Today the Primary sang Mother, I Love You during Sacrament Meeting.
When it was time to sing, Victor exited the pew and walked toward the front with the other children. The closer he got to the front, the lower he hung his head and the further his little shoulders slumped. I could hear the Charlie Brown Dejection music in my head.
His sweet Sunbeam teacher shepherded him up the stairs with his classmates. He stood as far to the right as he could.
The music started, but Victor did not sing. Instead, tears welled up in his eyes. He had the biggest frown I'd ever seen. Until the next moment, when the frown was even deeper.
I smiled and waved encouragingly, but after the first verse, Victor slowly turned and faced the side wall. His profile was to the audience.
At the end, the song leader kindly took his hand and led him down the stairs (because he wasn't moving), and he Charlie Browned back to our row.
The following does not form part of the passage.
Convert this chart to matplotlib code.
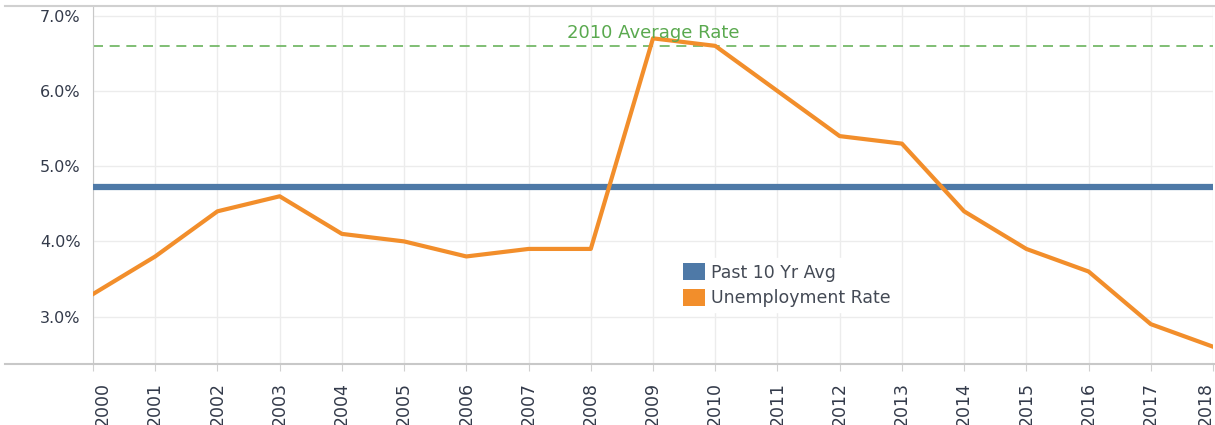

I put out my arm to welcome him and he said (very audibly), "I just could not do it."
"You did a great job standing there with the kids," I said.
"I did not sing a single word," he told me tearfully.
Later that night I asked Jeremy's mother if Jeremy had participated in special music as a small boy.
"He stood at the front facing away from the other children and did not sing," she recalled.
But what's a Primary musical number--in any generation--without a recalcitrant Sunbeam?
2 comments:
I love this story.
Poor Victor, a sunbeam with tears in his eyes makes my heart hurt.
I was just glad my boy went up, he was one out of two sunbeams that actually had the guts to make the walk, the other four stayed with their moms. My son sings the songs at home, but won't sing them in primary, when asked why not he says, they sing too fast at primary.